BREAKING: UK Signs Request for Assange's Extradition to the United States
UK Home Secretary Sajid Javid confirmed he had signed the papers on Wednesday
An extradition request for WikiLeaks founder Julian Assange has been officially signed by the United Kingdom, according to reports.
Assange faces s charges in the US under the Espionage Act.
UK Home Secretary Sajid Javid confirmed he had signed the papers on Wednesday, just a day after a formal request was made by the US Justice Department to extradite the Wikileaks founder.
"First of all I am very pleased the police were able to apprehend him, and now he is rightly behind bars because he broke UK law," Javid told BBC Radio 4 on Thursday.

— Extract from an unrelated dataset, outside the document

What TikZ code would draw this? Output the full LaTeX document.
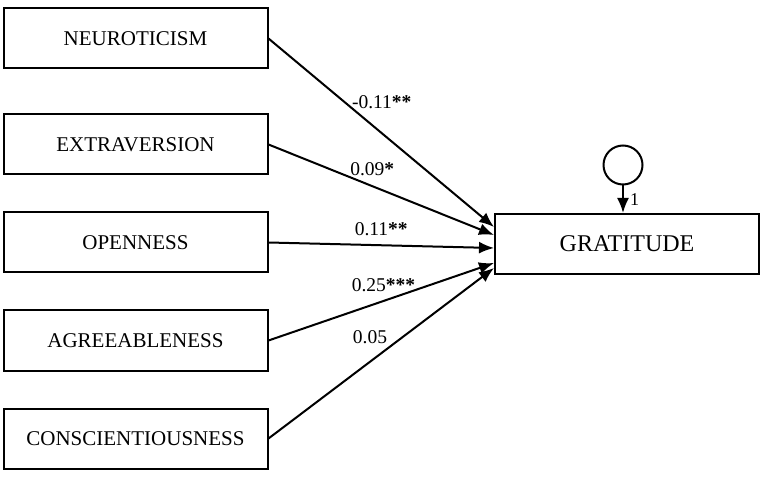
\documentclass[tikz,border=0pt]{standalone}
\usepackage{fontspec}
\setmainfont{Liberation Serif}
\usetikzlibrary{positioning,arrows.meta}

\begin{document}
\begin{tikzpicture}[x=1pt,y=-1pt,
    trait/.style={draw, line width=2pt, minimum width=264pt, minimum height=60pt,
        inner sep=0pt, font=\fontsize{21}{25}\selectfont},
    path/.style={line width=2pt, -{Latex[length=15pt,width=12pt]}},
    coef/.style={font=\fontsize{19.5}{23}\selectfont, inner sep=0pt}]
        \useasboundingbox (0,0) rectangle (763,478);
        \node[trait] (neuro) at (135.5,38.5) {NEUROTICISM};
        \node[trait, below=44pt of neuro] (extra) {EXTRAVERSION};
        \node[trait, below=36pt of extra] (open) {OPENNESS};
        \node[trait, below=36pt of open] (agree) {AGREEABLENESS};
        \node[trait, below=36pt of agree] (consc) {CONSCIENTIOUSNESS};
        \node[trait, font=\fontsize{24}{28}\selectfont] (grat) at (627,244) {GRATITUDE};
        \node[draw, circle, line width=2pt, minimum size=39pt, inner sep=0pt] (err) at (623,165) {};
        \draw[path] (neuro.east) -- ([yshift=17pt]grat.west)
            node[coef, pos=0.48, xshift=5pt, yshift=27pt] (l1) {-0.11\textbf{**}};
        \draw[path] (extra.east) -- ([yshift=9pt]grat.west)
            node[coef, pos=0.46, yshift=17pt] (l2) {0.09\textbf{*}};
        \draw[path] (open.east) -- ([yshift=-4pt]grat.west)
            node[coef, pos=0.5, yshift=16pt] (l3) {0.11\textbf{**}};
        \draw[path] (agree.east) -- ([yshift=-19pt]grat.west)
            node[coef, pos=0.51, yshift=16pt] (l4) {0.25\textbf{***}};
        \draw[path] (consc.east) -- ([yshift=-24pt]grat.west)
            node[coef, pos=0.45, yshift=25pt] (l5) {0.05};
        \draw[path] (err.south) -- (err.south |- grat.north)
            node[coef, midway, right=6pt, font=\fontsize{18}{20}\selectfont] (one) {1};
    \end{tikzpicture}
\end{document}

"There is an extradition request from the US that is before the courts tomorrow, but yesterday I signed the extradition order and certified it, and that will be going in front of the courts tomorrow," he added.
All the charges against Assange will be revealed on Friday when it seeks his s extradition in a London court.
Last month, 17 new counts were added to Assange charges, which was initially a single count of computer intrusion.
The charges include:
Controversial charges under the Espionage Act for encouraging, receiving and publishing national defense information in concert with former Army intelligence analyst Chelsea Manning.
But such a charge under the Espionage Act has never been successfully prosecuted.
The UK Home Office said in a statement:
"Mr. Assange was arrested in relation to a provisional extradition request from the United States of America. He is accused of offenses including computer misuse and the unauthorized disclosure of national defence information."
"We have received the full extradition request, which has been certified by the Home Secretary.
"This case is now before the courts, and it would be inappropriate to comment further."
Last month, Actress Pamela Anderson claimed that Assange would not survive extradition to the United States.
The actress became one of the first people to visit the whistleblower in the British prison.
Anderson has been visiting the Wikileaks founder in Ecuadorian Embassy in London for many years and is "deeply concerned" about him and his well-being.